Search code examples
.netpostgresqlnpgsql

How to check existence of multiple values at once


I have a table in PostgreSQL with a unique index on a bytea column.

Currently, I am running this query to determine whether or not a value already exists on that column in the table.

-- mycolumn definition: mycolumn bytea unique not null
SELECT 1 FROM mytable WHERE mycolumn = @mycolumn;

When I get the result to a DataReader, I just check to see if it has rows and return true if so.

However, I need to check potentially hundreds of values in a batch, and this feels a bit slow to run per value due to the round trip overhead.

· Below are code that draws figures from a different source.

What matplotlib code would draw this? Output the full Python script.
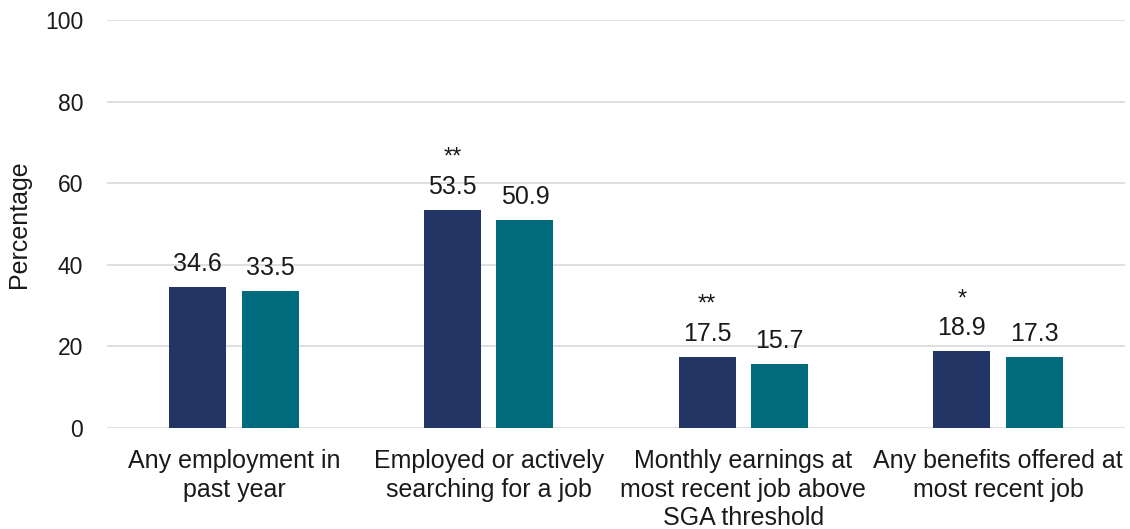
import matplotlib
matplotlib.use("Agg")
import matplotlib.pyplot as plt
import numpy as np

plt.rcParams['font.family'] = ['Liberation Sans', 'DejaVu Sans']

categories = [
    "Any employment in\npast year",
    "Employed or actively\nsearching for a job",
    "Monthly earnings at\nmost recent job above\nSGA threshold",
    "Any benefits offered at\nmost recent job",
]
series_a = [34.6, 53.5, 17.5, 18.9]
series_b = [33.5, 50.9, 15.7, 17.3]
significance = ["", "**", "**", "*"]
y_ticks = [0, 20, 40, 60, 80, 100]

navy = "#233565"
teal = "#006B7D"
text_color = "#1a1a1a"

fig = plt.figure(figsize=(11.3, 5.29), dpi=100)
ax = fig.add_axes([0.0944, 0.1909, 0.9015, 0.7713])

x = np.arange(len(categories))
width = 0.224
offset = 0.1425

bars_a = ax.bar(x - offset, series_a, width, color=navy, zorder=3)
bars_b = ax.bar(x + offset, series_b, width, color=teal, zorder=3)

for bars, vals in ((bars_a, series_a), (bars_b, series_b)):
    for b, v in zip(bars, vals):
        ax.annotate(f"{v:.1f}", (b.get_x() + b.get_width() / 2, v),
                    xytext=(0, 11.5), textcoords="offset points",
                    ha="center", va="baseline", fontsize=18, color=text_color)

for b, v, s in zip(bars_a, series_a, significance):
    if s:
        ax.annotate(s, (b.get_x() + b.get_width() / 2, v),
                    xytext=(0, 33), textcoords="offset points",
                    ha="center", va="baseline", fontsize=17, color=text_color)

ax.set_xlim(-0.5, len(categories) - 0.5)
ax.set_ylim(0, 100)
ax.set_yticks(y_ticks)
ax.set_xticks(x)
ax.set_xticklabels(categories, fontsize=18, color=text_color, linespacing=1.25)
ax.tick_params(axis="y", labelsize=16.5, labelcolor=text_color, length=0, pad=17)
ax.tick_params(axis="x", length=0, pad=15)
ax.set_ylabel("Percentage", fontsize=18, color=text_color)
ax.yaxis.set_label_coords(-0.074, 0.5)

ax.yaxis.grid(True, color="#d9d9d9", linewidth=1.2, zorder=0)
for sp in ax.spines.values():
    sp.set_visible(False)

fig.savefig("out.png", dpi=100)
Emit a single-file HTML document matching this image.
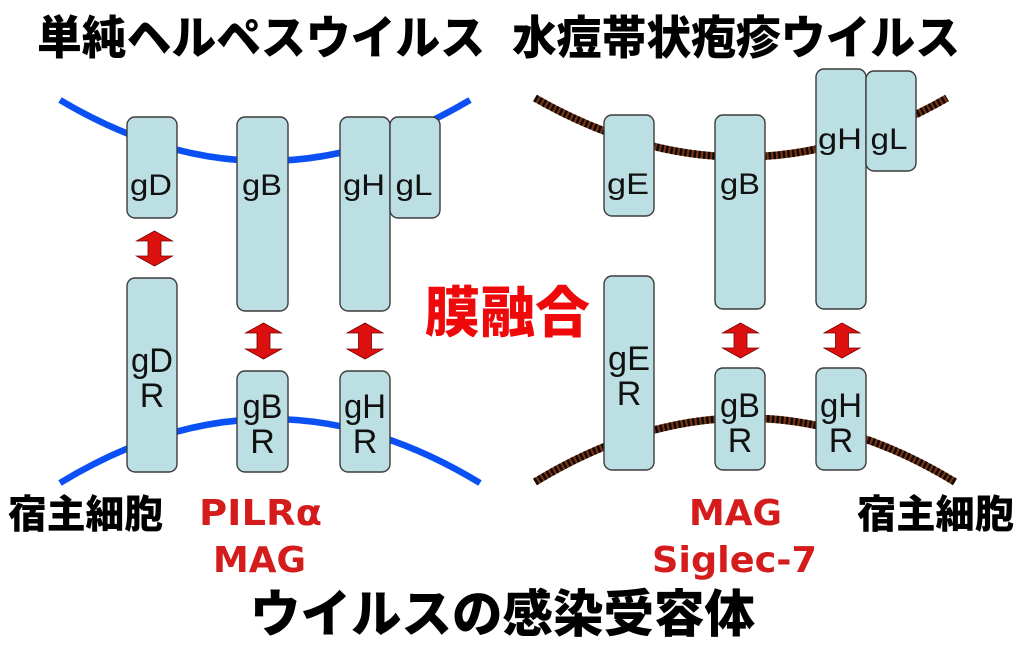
<!DOCTYPE html>
<html><head><meta charset="utf-8"><style>
html,body{margin:0;padding:0;background:#fff;}
svg{display:block;}
.jp{font-family:"Liberation Sans","Noto Sans CJK JP",sans-serif;font-weight:900;}
.lab{font-family:"Liberation Sans",Arial,sans-serif;fill:#111;}
.red{font-family:"DejaVu Sans","Liberation Sans",sans-serif;font-weight:700;fill:#d41c1c;}
.box{fill:#bcdfe3;stroke:#3c3c3c;stroke-width:1.4;}
.arr{fill:#dd1010;stroke:#7a0000;stroke-width:0.8;}
</style></head><body>
<svg width="1025" height="651" viewBox="0 0 1025 651" xmlns="http://www.w3.org/2000/svg">
<!-- titles -->
<text class="jp" x="37" y="54" font-size="46" textLength="448" lengthAdjust="spacingAndGlyphs">単純ヘルペスウイルス</text>
<text class="jp" x="512" y="54" font-size="46" textLength="448" lengthAdjust="spacingAndGlyphs">水痘帯状疱疹ウイルス</text>

<!-- membranes left -->
<path d="M60,100 Q265,222 470,100" fill="none" stroke="#0a50f5" stroke-width="6.5"/>
<path d="M60,483 Q270,355 480,483" fill="none" stroke="#0a50f5" stroke-width="6.5"/>
<!-- membranes right (striped) -->
<path d="M535,98 Q741,216 947,98" fill="none" stroke="#7a3518" stroke-width="7.5"/>
<path d="M535,98 Q741,216 947,98" fill="none" stroke="#140802" stroke-width="7.5" stroke-dasharray="2.6 2.1"/>
<path d="M535,482 Q745,354 955,482" fill="none" stroke="#7a3518" stroke-width="7.5"/>
<path d="M535,482 Q745,354 955,482" fill="none" stroke="#140802" stroke-width="7.5" stroke-dasharray="2.6 2.1"/>

<!-- left boxes -->
<rect class="box" x="127" y="117" width="50" height="101" rx="8"/>
<rect class="box" x="237" y="117" width="51" height="194" rx="8"/>
<rect class="box" x="340" y="117" width="50" height="194" rx="8"/>
<rect class="box" x="390" y="117" width="50" height="101" rx="8"/>
<rect class="box" x="127" y="278" width="50" height="194" rx="8"/>
<rect class="box" x="237" y="371" width="51" height="101" rx="8"/>
<rect class="box" x="340" y="371" width="50" height="101" rx="8"/>

<!-- right boxes -->
<rect class="box" x="604" y="115" width="50" height="101" rx="8"/>
<rect class="box" x="715" y="115" width="50" height="194" rx="8"/>
<rect class="box" x="816" y="69" width="50" height="240" rx="8"/>
<rect class="box" x="866" y="71" width="50" height="100" rx="8"/>
<rect class="box" x="604" y="276" width="50" height="194" rx="8"/>
<rect class="box" x="715" y="368" width="50" height="102" rx="8"/>
<rect class="box" x="816" y="368" width="50" height="102" rx="8"/>

<!-- top labels -->
<g class="lab" font-size="30" text-anchor="middle">
<text x="151" y="195" textLength="42" lengthAdjust="spacingAndGlyphs">gD</text>
<text x="262" y="195" textLength="40" lengthAdjust="spacingAndGlyphs">gB</text>
<text x="364" y="195" textLength="42" lengthAdjust="spacingAndGlyphs">gH</text>
<text x="414" y="195" textLength="37" lengthAdjust="spacingAndGlyphs">gL</text>
<text x="628" y="194" textLength="42" lengthAdjust="spacingAndGlyphs">gE</text>
<text x="740" y="194" textLength="40" lengthAdjust="spacingAndGlyphs">gB</text>
<text x="840" y="149" textLength="44" lengthAdjust="spacingAndGlyphs">gH</text>
<text x="889" y="149" textLength="37" lengthAdjust="spacingAndGlyphs">gL</text>
</g>
<!-- bottom labels -->
<g class="lab" font-size="34" text-anchor="middle">
<text x="152" y="372" textLength="42" lengthAdjust="spacingAndGlyphs">gD</text><text x="152" y="407">R</text>
<text x="262.5" y="418" textLength="40" lengthAdjust="spacingAndGlyphs">gB</text><text x="262.5" y="453">R</text>
<text x="365" y="418" textLength="42" lengthAdjust="spacingAndGlyphs">gH</text><text x="365" y="453">R</text>
<text x="629" y="370" textLength="42" lengthAdjust="spacingAndGlyphs">gE</text><text x="629" y="405">R</text>
<text x="740" y="417" textLength="40" lengthAdjust="spacingAndGlyphs">gB</text><text x="740" y="452">R</text>
<text x="841" y="417" textLength="42" lengthAdjust="spacingAndGlyphs">gH</text><text x="841" y="452">R</text>
</g>

<!-- arrows -->
<g class="arr">
<polygon points="154.5,231 172.5,241 161,241 161,256 172.5,256 154.5,266 136.5,256 148,256 148,241 136.5,241"/>
<polygon points="263.5,323 281.5,333 270,333 270,349 281.5,349 263.5,359 245.5,349 257,349 257,333 245.5,333"/>
<polygon points="365,323 383,333 371.5,333 371.5,349 383,349 365,359 347,349 358.5,349 358.5,333 347,333"/>
<polygon points="740.5,323 758.5,333 747,333 747,348 758.5,348 740.5,358 722.5,348 734,348 734,333 722.5,333"/>
<polygon points="842,323 860,333 848.5,333 848.5,348 860,348 842,358 824,348 835.5,348 835.5,333 824,333"/>
</g>

<!-- center label -->
<text class="jp" x="425" y="332" font-size="55" fill="#ee0a0a" textLength="165" lengthAdjust="spacingAndGlyphs">膜融合</text>

<!-- host cell labels -->
<text class="jp" x="8" y="528" font-size="39" textLength="155" lengthAdjust="spacingAndGlyphs">宿主細胞</text>
<text class="jp" x="857" y="528" font-size="39" textLength="157" lengthAdjust="spacingAndGlyphs">宿主細胞</text>

<!-- receptor names -->
<text class="red" x="199" y="525" font-size="36" textLength="123" lengthAdjust="spacingAndGlyphs">PILRα</text>
<text class="red" x="213" y="572" font-size="36" textLength="93" lengthAdjust="spacingAndGlyphs">MAG</text>
<text class="red" x="689" y="525" font-size="36" textLength="93" lengthAdjust="spacingAndGlyphs">MAG</text>
<text class="red" x="652" y="572" font-size="36" textLength="165" lengthAdjust="spacingAndGlyphs">Siglec-7</text>

<!-- bottom title -->
<text class="jp" x="250" y="632" font-size="51" textLength="505" lengthAdjust="spacingAndGlyphs">ウイルスの感染受容体</text>
</svg>
</body></html>
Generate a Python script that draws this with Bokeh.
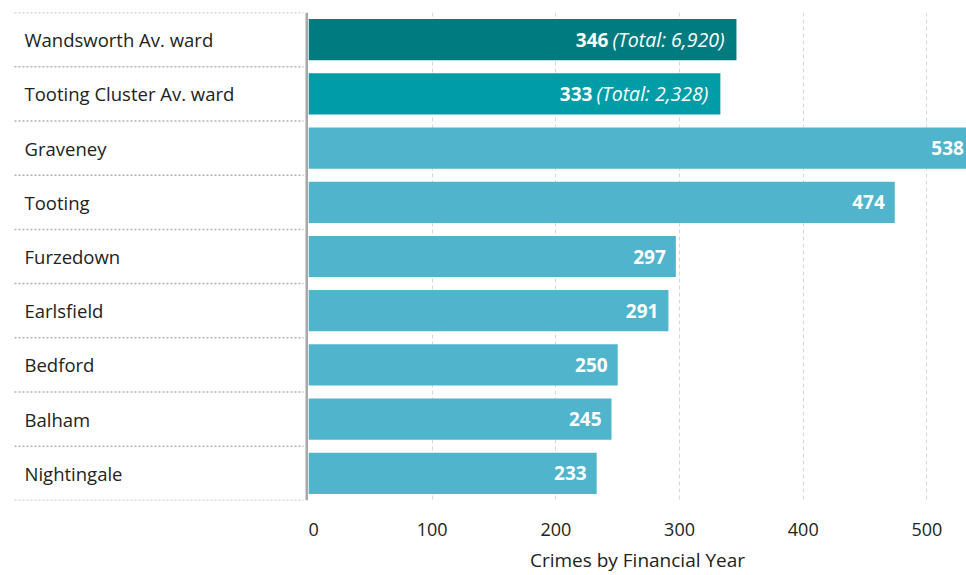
import numpy as np
from bokeh.plotting import figure
from bokeh.layouts import row
from bokeh.models import Range1d, FixedTicker, ColumnDataSource
from bokeh.core.properties import value
from bokeh.embed import file_html
from bokeh.resources import INLINE

categories = ["Wandsworth Av. ward", "Tooting Cluster Av. ward", "Graveney", "Tooting",
              "Furzedown", "Earlsfield", "Bedford", "Balham", "Nightingale"]
crimes = [346, 333, 538, 474, 297, 291, 250, 245, 233]
totals = [6920, 2328]
tick_values = [0, 100, 200, 300, 400, 500]
axis_title = "Crimes by Financial Year"

colors = ["#007B80", "#009DA6"] + ["#50B4CC"] * (len(categories) - 2)
FONT = "Open Sans"
TOP, BOTTOM, H = 12, 75, 575

n = len(categories)
pos = np.arange(n) + 0.5
y_range = Range1d(start=n, end=0)

# ---- left label panel ----
left = figure(width=308, height=H, min_border_top=TOP, min_border_left=0,
              min_border_right=0, min_border_bottom=BOTTOM, x_range=Range1d(0, 308),
              y_range=y_range, x_axis_location=None, y_axis_location=None,
              output_backend="svg", toolbar_location=None, outline_line_color=None)
left.grid.visible = False
left.segment(x0=14, x1=303, y0=np.arange(n + 1), y1=np.arange(n + 1),
             line_color="#b3b3b3", line_width=1.5, line_dash="2 2")
left.text(x=24, y=pos, text=categories, text_baseline="middle", text_align="left",
          text_font=value(FONT), text_font_size="18.5px", text_color="#222222")
left.segment(x0=306.5, x1=306.5, y0=0, y1=n, line_color="#a8a8a8", line_width=3)

# ---- right bar chart ----
p = figure(width=658, height=H, min_border_top=TOP, min_border_left=0,
           min_border_right=0, min_border_bottom=BOTTOM, x_range=Range1d(0, 532),
           y_range=y_range, y_axis_location=None, output_backend="svg",
           toolbar_location=None, outline_line_color=None)
p.ygrid.visible = False
p.xgrid.grid_line_color = "#d6d6d6"
p.xgrid.grid_line_dash = "4 3"
p.xgrid.grid_line_width = 1
p.xaxis.ticker = FixedTicker(ticks=tick_values)
p.xaxis.axis_line_color = None
p.xaxis.major_tick_line_color = None
p.xaxis.minor_tick_line_color = None
p.xaxis.major_tick_out = 0
p.xaxis.major_tick_in = 0
p.xaxis.major_label_standoff = 22
p.xaxis.major_label_text_font = FONT
p.xaxis.major_label_text_font_size = "18px"
p.xaxis.major_label_text_line_height = 1.0
p.xaxis.major_label_text_color = "#222222"
p.xaxis.axis_label = axis_title
p.xaxis.axis_label_text_font = FONT
p.xaxis.axis_label_text_font_size = "19px"
p.xaxis.axis_label_text_line_height = 1.0
p.xaxis.axis_label_text_font_style = "normal"
p.xaxis.axis_label_text_color = "#222222"
p.xaxis.axis_label_standoff = 8

src = ColumnDataSource(dict(y=pos, v=crimes, c=colors))
p.hbar(y="y", left=0, right="v", height=0.76, fill_color="c", line_color=None, source=src)

# plain labels (rows without totals)
k = len(totals)
p.text(x=crimes[k:], y=pos[k:], text=[str(v) for v in crimes[k:]], text_align="right",
       text_baseline="middle", x_offset=-10, text_font=value(FONT),
       text_font_size="19px", text_font_style="bold", text_color="white")
# rows with totals
tot_txt = [f"(Total: {t:,})" for t in totals]
p.text(x=crimes[:k], y=pos[:k], text=tot_txt, text_align="right", text_baseline="middle",
       x_offset=-12, text_font=value(FONT), text_font_size="19.5px",
       text_font_style="italic", text_color="white")
p.text(x=crimes[:k], y=pos[:k], text=[str(v) for v in crimes[:k]], text_align="right",
       text_baseline="middle", x_offset=-128, text_font=value(FONT),
       text_font_size="19px", text_font_style="bold", text_color="white")

layout = row(left, p, spacing=0)
open("out.html", "w").write(file_html(layout, INLINE))
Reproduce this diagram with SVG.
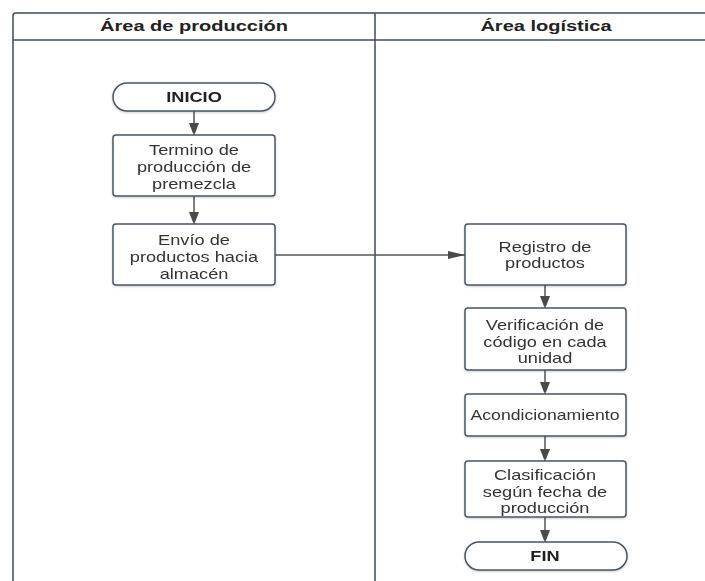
<svg xmlns="http://www.w3.org/2000/svg" width="705" height="581" viewBox="0 0 705 581">
<style>
.lane{fill:none;stroke:#3f4a57;stroke-width:1.5}
.box{fill:#fff;stroke:#4a5563;stroke-width:1.5}
.t{font-family:"Liberation Sans",Arial,sans-serif;font-size:14px;fill:#333;text-anchor:middle}
.b{font-family:"Liberation Sans",Arial,sans-serif;font-size:14px;font-weight:bold;fill:#222;text-anchor:middle}
.h{font-family:"Liberation Sans",Arial,sans-serif;font-size:14.5px;font-weight:bold;fill:#222;text-anchor:middle}
.c{fill:none;stroke:#555;stroke-width:1.5}
</style>
<defs>
<marker id="ah" markerWidth="10" markerHeight="13" refX="12" refY="5" orient="auto" markerUnits="userSpaceOnUse">
<path d="M0,0 L13,5 L0,10 Z" fill="#4a4a4a"/>
</marker>
<marker id="ahh" markerWidth="17" markerHeight="8" refX="17" refY="4" orient="auto" markerUnits="userSpaceOnUse">
<path d="M0,0 L17,4 L0,8 Z" fill="#4a4a4a"/>
</marker>
<filter id="sh" x="-10%" y="-10%" width="120%" height="130%">
<feDropShadow dx="0" dy="1" stdDeviation="1" flood-color="#000" flood-opacity="0.2"/>
</filter>
</defs>
<rect width="705" height="581" fill="#fff"/>
<g id="lanes">
<path class="lane" d="M13,581 V16 Q13,13 16,13 H705"/>
<line class="lane" x1="13" y1="40" x2="705" y2="40"/>
<line class="lane" x1="375" y1="13" x2="375" y2="581"/>
<text class="h" transform="translate(194,31) scale(1.38,1)">Área de producción</text>
<text class="h" transform="translate(546,31) scale(1.38,1)">Área logística</text>
</g>
<g id="connectors">
<line class="c" x1="194" y1="111" x2="194" y2="135" marker-end="url(#ah)"/>
<line class="c" x1="194" y1="196" x2="194" y2="224" marker-end="url(#ah)"/>
<line class="c" x1="275" y1="255" x2="465" y2="255" marker-end="url(#ahh)"/>
<line class="c" x1="545" y1="285" x2="545" y2="308" marker-end="url(#ah)"/>
<line class="c" x1="545" y1="370" x2="545" y2="394" marker-end="url(#ah)"/>
<line class="c" x1="545" y1="436" x2="545" y2="461" marker-end="url(#ah)"/>
<line class="c" x1="545" y1="517" x2="545" y2="542" marker-end="url(#ah)"/>
</g>
<g id="inicio" filter="url(#sh)">
<rect class="box" x="113" y="83" width="162" height="28" rx="14" ry="14"/>
<text class="b" transform="translate(194,102) scale(1.3,1)">INICIO</text>
</g>
<g id="termino" filter="url(#sh)">
<rect class="box" x="113" y="135" width="162" height="61" rx="3"/>
<text class="t" transform="translate(194,155) scale(1.3,1)">Termino de</text>
<text class="t" transform="translate(194,172) scale(1.3,1)">producción de</text>
<text class="t" transform="translate(194,189) scale(1.3,1)">premezcla</text>
</g>
<g id="envio" filter="url(#sh)">
<rect class="box" x="113" y="224" width="162" height="61" rx="3"/>
<text class="t" transform="translate(194,245) scale(1.3,1)">Envío de</text>
<text class="t" transform="translate(194,262) scale(1.3,1)">productos hacia</text>
<text class="t" transform="translate(194,279) scale(1.3,1)">almacén</text>
</g>
<g id="registro" filter="url(#sh)">
<rect class="box" x="465" y="224" width="161" height="61" rx="3"/>
<text class="t" transform="translate(545,252) scale(1.3,1)">Registro de</text>
<text class="t" transform="translate(545,268) scale(1.3,1)">productos</text>
</g>
<g id="verificacion" filter="url(#sh)">
<rect class="box" x="465" y="308" width="161" height="62" rx="3"/>
<text class="t" transform="translate(545,330) scale(1.3,1)">Verificación de</text>
<text class="t" transform="translate(545,347) scale(1.3,1)">código en cada</text>
<text class="t" transform="translate(545,363) scale(1.3,1)">unidad</text>
</g>
<g id="acondicionamiento" filter="url(#sh)">
<rect class="box" x="465" y="394" width="161" height="42" rx="3"/>
<text class="t" transform="translate(545,420) scale(1.26,1)">Acondicionamiento</text>
</g>
<g id="clasificacion" filter="url(#sh)">
<rect class="box" x="465" y="461" width="161" height="56" rx="3"/>
<text class="t" transform="translate(545,480) scale(1.3,1)">Clasificación</text>
<text class="t" transform="translate(545,497) scale(1.3,1)">según fecha de</text>
<text class="t" transform="translate(545,513) scale(1.3,1)">producción</text>
</g>
<g id="fin" filter="url(#sh)">
<rect class="box" x="465" y="542" width="162" height="28" rx="14" ry="14"/>
<text class="b" transform="translate(545,561) scale(1.3,1)">FIN</text>
</g>
</svg>
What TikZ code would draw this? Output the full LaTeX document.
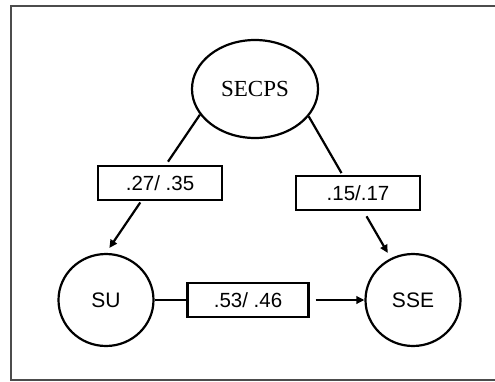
\documentclass[tikz,border=0pt]{standalone}
\usepackage{fontspec}
\setmainfont{Liberation Serif}
\setsansfont{Liberation Sans}
\usetikzlibrary{shapes.geometric,arrows.meta,calc}
\tikzset{
    latent/.style={ellipse, draw, line width=2.2pt, inner sep=0pt},
    coef/.style={rectangle, draw, line width=2.2pt, minimum width=124pt, minimum height=34pt,
        font=\sffamily\fontsize{20.5}{24}\selectfont},
    link/.style={line width=2.2pt},
    tip/.style={-{Triangle[length=8pt,width=7.5pt]}}
}
\begin{document}
\begin{tikzpicture}[x=1pt, y=-1pt]
            \useasboundingbox (0,0) rectangle (495,381);
            \draw[black!70, line width=1.2pt] (495,6) -- (11,6) -- (11,380) -- (495,380);
            \coordinate (P) at (255,89);
            \coordinate (U) at (106,300);
            \coordinate (E) at (413,300);
            \node[latent, minimum width=126pt, minimum height=98pt,
                font=\rmfamily\fontsize{23}{27}\selectfont] (secps) at (P) {SECPS};
            \node[latent, minimum width=95pt, minimum height=92pt,
                font=\sffamily\fontsize{21}{24}\selectfont] (su) at (U) {SU};
            \node[latent, minimum width=95pt, minimum height=92pt,
                font=\sffamily\fontsize{21}{24}\selectfont] (sse) at (E) {SSE};
            \node[coef] (b1) at (160,183) {.27/ .35};
            \node[coef] (b2) at (358,193) {.15/.17};
            \node[coef, minimum width=121pt] (b3) at (248,300) {.53/ .46};
            % SECPS -> SU
            \draw[link] (secps.205) -- ($(secps.205)!0.34!(su.north)$);
            \draw[link, tip, shorten >=6pt] ($(secps.205)!0.635!(su.north)$) -- (su.north);
            % SECPS -> SSE
            \draw[link] (secps.333) -- ($(secps.333)!0.40!(sse.118)$);
            \draw[link, tip, shorten >=6pt] ($(secps.333)!0.705!(sse.118)$) -- (sse.118);
            % SU -> SSE
            \draw[link] (su.east) -- (b3.west);
            \draw[link, tip, shorten <=6pt] (b3.east) -- (sse.west);
        \end{tikzpicture}
\end{document}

I've thought about just sending multiple statements:

SELECT 1 FROM mytable WHERE mycolumn = @mycolumn1;
SELECT 1 FROM mytable WHERE mycolumn = @mycolumn2;
SELECT 1 FROM mytable WHERE mycolumn = @mycolumn3;
-- etc

Here, I would see if reader has rows like before, and then call NextResult() to go to the next query result. Of course, I'll have to generate this query and add the parameters. Is this the fastest way to check existence of multiple values at a time in pgsql?

I also considered a scheme using EXISTS and UNIONing the queries together, but the documentation says that UNION does not preserve ordering. So then I would have to also provide an order number as another parameter in the query so I could reorder the results on the server. This seems more wasteful than above... if it works.

Update

I just found that according to the docs, returning multiple result sets is not supported in PG. So above won't work. So what is the best way?

The command string can include multiple SQL commands (separated by semicolons). [...] Note however that the returned PGresult structure describes only the result of the last command executed from the string.

Apparently the above only refers to functions.


Solution

  • You can use your original idea with Npgsql. It will do everything in one roundtrip. You will be able to get the results as well.